In 1998 The Event was part of a retrospective at the Roy Miles Gallery in west London. Redgrave's family then put the work into storage with Momart, and were working on plans for a permanent display of it. In 2004 it was in the east London Momart warehouse destroyed by fire, along with works by Tracey Emin, Jake and Dinos Chapman, and Damien Hirst, amongst others. Critic Bevis Hillier called it "by far the greatest loss" of the fire, but it was initially not mentioned in news reports, until publicised by the campaigning art group the Stuckists on their web site (billed as a "world exclusive"). Five days before the fire, the family had paid £5,508 in back fees.

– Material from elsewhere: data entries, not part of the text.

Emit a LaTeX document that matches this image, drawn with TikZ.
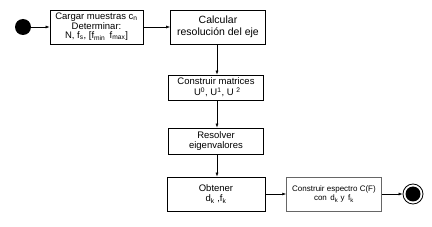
\documentclass[tikz,border=0pt]{standalone}
\usepackage{fontspec}
\setmainfont{Liberation Sans}
\usetikzlibrary{arrows.meta, positioning}

\begin{document}
\begin{tikzpicture}[x=1pt, y=-1pt,
    stepbox/.style={draw, line width=0.8pt, minimum width=95pt, align=center, inner sep=1pt, font=\fontsize{9.5}{10.5}\selectfont},
    flow/.style={-{Latex[length=4pt, width=3pt]}, line width=0.6pt}]

    % frame of the picture, 432 x 227
    \useasboundingbox (0,0) rectangle (432,227);

    % === start and first row ===
    \node[circle, fill=black, minimum size=16pt, inner sep=0pt] (start) at (23,27) {};
    \node[stepbox, minimum width=93pt, minimum height=34pt] (cargar) at (96.5,27)
        {Cargar muestras c\textsubscript{n}\\[-1pt] Determinar:\\[-1pt] N, f\textsubscript{s}, [f\textsubscript{min}\, f\textsubscript{max}]};
    \node[stepbox, minimum height=34pt, font=\fontsize{10.5}{12}\selectfont] (calcular) at (218,27) {Calcular\\ resoluci\'on del eje};

    % === column going down ===
    \node[stepbox, minimum height=25pt, font=\fontsize{9.5}{11}\selectfont] (matrices) at (216,87.5)
        {Construir matrices\\ \ U\textsuperscript{0}, U\textsuperscript{1}, U \textsuperscript{2}};
    \node[stepbox, minimum height=26pt] (eigen) at (216,141) {Resolver\\ eigenvalores};
    \node[stepbox, minimum width=98pt, minimum height=34pt] (obtener) at (216,194)
        {Obtener\\ d\textsubscript{k} ,f\textsubscript{k}};

    % === last row and end ===
    \node[stepbox, draw=black!60, line width=0.5pt, minimum height=34pt, font=\fontsize{8}{9.5}\selectfont] (espectro) at (334,194)
        {Construir espectro C(F)\\ con \,d\textsubscript{k} y \,f\textsubscript{k}};
    \node[circle, draw, line width=0.8pt, minimum size=20pt, inner sep=0pt] (fin) at (413,194) {};
    \node[circle, fill=black, minimum size=15pt, inner sep=0pt] (finin) at (fin.center) {};

    % connectors
    \draw[flow] (start) -- (cargar);
    \draw[flow] (cargar) -- (calcular);
    \draw[flow] (calcular.south -| 217,0) -- (matrices.north -| 217,0);
    \draw[flow] (matrices.south -| 217,0) -- (eigen.north -| 217,0);
    \draw[flow] (eigen.south -| 217,0) -- (obtener.north -| 217,0);
    \draw[flow] (obtener) -- (espectro);
    \draw[flow] (espectro) -- (fin);

\end{tikzpicture}
\end{document}
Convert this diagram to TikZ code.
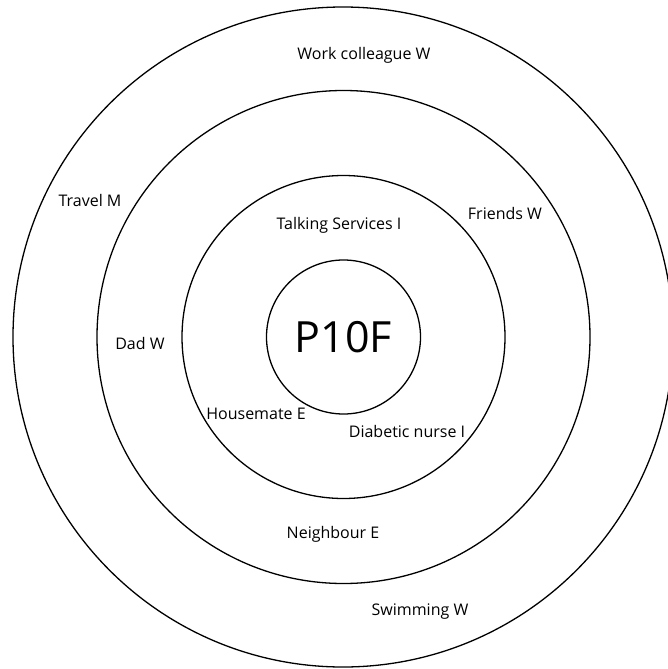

Remarkably, although the left hand side of the triptych was completely destroyed, the sculptor's son, Christopher Redgrave, was able to personally retrieve, in two trips, at least 30 of the 228 figures in good shape – about a third of the central panel, as well as other fragments, though cutting his hands badly on broken glass in the process. He described the experience:
There was a smell of rotting food, rotting chips, rotting meat from one of the units Momart shared the building with ... There were bits of glass hanging from the roof. I had to climb over steel girders. It looked like a twisted rollercoaster that had crashed.
As far as is known he is the only person out of the artists or artists' relatives to have been to the site; he said, "this building was inappropriate for what they are doing. There's no way around that."